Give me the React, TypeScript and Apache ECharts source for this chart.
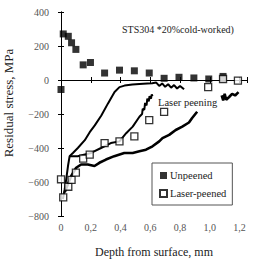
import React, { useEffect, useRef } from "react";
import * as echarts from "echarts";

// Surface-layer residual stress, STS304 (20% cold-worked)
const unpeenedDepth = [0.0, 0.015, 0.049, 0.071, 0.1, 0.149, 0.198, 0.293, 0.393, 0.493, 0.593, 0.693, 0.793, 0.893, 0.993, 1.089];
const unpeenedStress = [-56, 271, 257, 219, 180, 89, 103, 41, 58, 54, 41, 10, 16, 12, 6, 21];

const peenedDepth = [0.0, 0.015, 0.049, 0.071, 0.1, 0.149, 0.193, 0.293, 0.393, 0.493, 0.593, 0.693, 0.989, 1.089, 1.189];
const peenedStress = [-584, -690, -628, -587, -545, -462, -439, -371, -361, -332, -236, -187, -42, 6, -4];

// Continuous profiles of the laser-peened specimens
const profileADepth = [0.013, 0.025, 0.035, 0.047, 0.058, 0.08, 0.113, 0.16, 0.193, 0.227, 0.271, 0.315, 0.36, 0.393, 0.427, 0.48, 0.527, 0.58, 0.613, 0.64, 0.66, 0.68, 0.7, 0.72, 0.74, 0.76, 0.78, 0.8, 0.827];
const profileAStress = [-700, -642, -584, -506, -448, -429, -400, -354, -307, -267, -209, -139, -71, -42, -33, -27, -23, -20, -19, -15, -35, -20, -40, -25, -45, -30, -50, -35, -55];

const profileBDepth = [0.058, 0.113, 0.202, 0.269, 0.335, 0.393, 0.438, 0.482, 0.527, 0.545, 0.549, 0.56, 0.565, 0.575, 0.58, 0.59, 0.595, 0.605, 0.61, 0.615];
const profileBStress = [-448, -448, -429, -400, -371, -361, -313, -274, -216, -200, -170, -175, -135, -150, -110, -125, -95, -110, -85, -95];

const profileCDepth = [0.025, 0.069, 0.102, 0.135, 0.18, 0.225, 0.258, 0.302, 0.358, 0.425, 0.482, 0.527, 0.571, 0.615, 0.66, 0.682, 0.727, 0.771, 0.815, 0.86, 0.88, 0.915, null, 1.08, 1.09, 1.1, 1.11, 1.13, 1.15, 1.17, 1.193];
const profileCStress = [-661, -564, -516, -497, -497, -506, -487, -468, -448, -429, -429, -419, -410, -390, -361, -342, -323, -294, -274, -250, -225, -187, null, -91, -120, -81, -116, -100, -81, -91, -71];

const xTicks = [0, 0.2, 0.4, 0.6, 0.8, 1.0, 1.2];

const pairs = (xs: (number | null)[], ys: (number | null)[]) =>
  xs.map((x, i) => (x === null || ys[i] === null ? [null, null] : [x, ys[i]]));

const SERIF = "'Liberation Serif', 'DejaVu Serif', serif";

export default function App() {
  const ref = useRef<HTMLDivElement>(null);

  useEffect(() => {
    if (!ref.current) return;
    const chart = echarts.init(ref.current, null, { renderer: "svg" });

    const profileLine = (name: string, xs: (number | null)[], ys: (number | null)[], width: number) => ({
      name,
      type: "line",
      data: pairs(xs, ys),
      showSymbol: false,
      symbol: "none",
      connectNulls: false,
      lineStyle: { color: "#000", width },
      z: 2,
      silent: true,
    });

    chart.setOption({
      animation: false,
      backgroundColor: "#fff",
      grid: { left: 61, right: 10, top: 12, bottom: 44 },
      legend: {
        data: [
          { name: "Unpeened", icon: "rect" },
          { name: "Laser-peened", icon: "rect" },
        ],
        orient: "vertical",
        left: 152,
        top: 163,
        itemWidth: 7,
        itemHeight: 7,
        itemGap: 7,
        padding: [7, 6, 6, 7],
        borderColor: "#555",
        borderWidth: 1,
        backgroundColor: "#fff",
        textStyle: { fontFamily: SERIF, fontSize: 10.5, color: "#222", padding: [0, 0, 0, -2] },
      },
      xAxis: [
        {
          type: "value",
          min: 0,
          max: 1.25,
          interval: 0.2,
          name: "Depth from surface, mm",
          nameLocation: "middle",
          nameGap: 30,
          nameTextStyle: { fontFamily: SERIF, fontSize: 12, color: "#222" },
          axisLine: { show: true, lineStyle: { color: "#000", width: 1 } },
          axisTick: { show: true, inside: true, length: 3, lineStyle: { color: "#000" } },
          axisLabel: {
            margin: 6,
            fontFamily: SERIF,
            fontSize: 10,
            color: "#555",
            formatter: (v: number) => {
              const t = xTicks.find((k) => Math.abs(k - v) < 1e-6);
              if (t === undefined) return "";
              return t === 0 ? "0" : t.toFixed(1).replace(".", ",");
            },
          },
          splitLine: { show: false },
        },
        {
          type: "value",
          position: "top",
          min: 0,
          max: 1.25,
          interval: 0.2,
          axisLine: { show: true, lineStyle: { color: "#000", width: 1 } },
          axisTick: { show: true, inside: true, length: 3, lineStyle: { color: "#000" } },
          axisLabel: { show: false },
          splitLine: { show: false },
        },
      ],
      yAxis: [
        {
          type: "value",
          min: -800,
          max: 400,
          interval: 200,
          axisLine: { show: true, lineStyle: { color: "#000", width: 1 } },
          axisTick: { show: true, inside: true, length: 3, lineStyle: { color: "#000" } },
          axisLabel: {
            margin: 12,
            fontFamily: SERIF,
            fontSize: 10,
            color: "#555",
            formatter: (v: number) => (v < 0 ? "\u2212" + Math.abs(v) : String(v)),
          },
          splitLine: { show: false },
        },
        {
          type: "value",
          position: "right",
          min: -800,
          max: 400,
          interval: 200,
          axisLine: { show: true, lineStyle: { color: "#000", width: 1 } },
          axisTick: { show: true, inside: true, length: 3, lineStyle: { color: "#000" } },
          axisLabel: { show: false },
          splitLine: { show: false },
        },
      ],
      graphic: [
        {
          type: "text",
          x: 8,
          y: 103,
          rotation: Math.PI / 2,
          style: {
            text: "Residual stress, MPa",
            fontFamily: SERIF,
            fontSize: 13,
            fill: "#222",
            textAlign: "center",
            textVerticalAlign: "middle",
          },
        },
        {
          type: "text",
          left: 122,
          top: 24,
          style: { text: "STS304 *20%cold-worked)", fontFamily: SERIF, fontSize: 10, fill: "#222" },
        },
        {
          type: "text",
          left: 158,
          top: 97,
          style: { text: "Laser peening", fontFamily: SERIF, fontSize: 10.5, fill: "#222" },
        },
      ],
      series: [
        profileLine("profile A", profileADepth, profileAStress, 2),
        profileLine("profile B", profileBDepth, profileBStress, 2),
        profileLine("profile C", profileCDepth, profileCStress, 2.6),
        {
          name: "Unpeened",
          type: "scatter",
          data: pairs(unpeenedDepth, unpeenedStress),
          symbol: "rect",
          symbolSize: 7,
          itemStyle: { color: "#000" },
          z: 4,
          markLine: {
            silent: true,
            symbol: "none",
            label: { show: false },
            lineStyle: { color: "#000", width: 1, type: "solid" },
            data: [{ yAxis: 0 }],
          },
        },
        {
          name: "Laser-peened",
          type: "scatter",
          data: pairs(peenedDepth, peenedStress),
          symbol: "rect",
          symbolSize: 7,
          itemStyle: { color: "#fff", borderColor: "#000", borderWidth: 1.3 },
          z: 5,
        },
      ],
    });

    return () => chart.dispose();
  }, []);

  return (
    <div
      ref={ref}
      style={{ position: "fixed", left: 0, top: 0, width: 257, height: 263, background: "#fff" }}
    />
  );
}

■ **Exercise prompt**
Going over the lines above, work out how many include "React", then give only that number.

■ **Response for this exercise**
2